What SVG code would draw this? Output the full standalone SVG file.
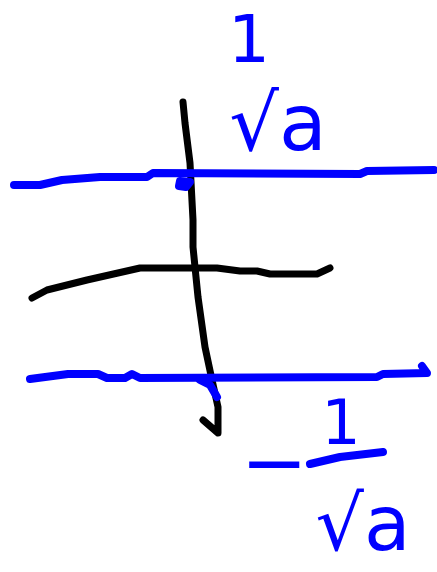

# # # # #

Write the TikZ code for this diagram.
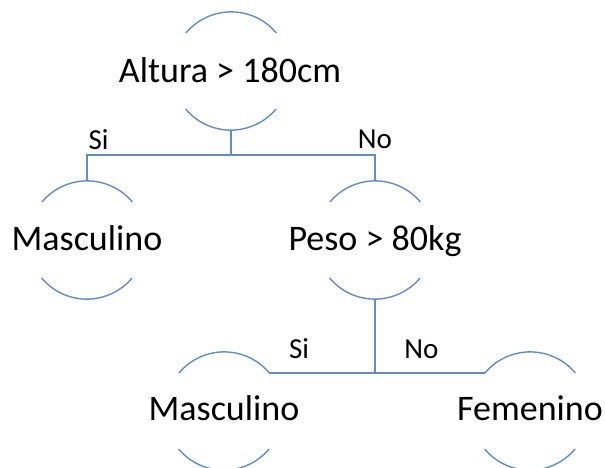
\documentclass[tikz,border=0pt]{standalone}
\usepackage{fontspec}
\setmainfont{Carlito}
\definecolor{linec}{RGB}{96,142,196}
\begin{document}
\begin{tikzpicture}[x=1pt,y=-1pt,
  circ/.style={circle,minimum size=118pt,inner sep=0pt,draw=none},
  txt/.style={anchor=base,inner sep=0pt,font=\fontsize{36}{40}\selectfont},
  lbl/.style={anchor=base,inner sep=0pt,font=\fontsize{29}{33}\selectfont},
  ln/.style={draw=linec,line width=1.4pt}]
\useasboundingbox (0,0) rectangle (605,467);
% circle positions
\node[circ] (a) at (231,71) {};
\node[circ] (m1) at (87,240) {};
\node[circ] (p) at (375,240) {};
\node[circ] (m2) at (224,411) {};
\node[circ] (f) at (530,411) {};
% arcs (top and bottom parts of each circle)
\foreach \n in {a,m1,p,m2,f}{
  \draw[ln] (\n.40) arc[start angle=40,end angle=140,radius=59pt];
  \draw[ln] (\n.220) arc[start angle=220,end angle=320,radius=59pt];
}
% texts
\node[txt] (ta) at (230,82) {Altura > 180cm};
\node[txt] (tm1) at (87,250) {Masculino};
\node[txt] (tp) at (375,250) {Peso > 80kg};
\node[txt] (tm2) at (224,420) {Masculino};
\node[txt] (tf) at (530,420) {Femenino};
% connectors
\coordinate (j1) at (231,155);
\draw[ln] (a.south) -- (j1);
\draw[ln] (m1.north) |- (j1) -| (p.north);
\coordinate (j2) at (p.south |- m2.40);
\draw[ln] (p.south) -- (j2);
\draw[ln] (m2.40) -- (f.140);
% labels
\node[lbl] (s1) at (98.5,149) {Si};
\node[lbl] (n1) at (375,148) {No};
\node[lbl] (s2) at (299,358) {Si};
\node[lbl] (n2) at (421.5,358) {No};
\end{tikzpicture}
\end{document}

# # # # #

_Aim_. From the data, collect all lines where the string "this" appears.

_Written response_.
What SVG code would draw this? Output the full standalone SVG file.
Write the TikZ code for this diagram.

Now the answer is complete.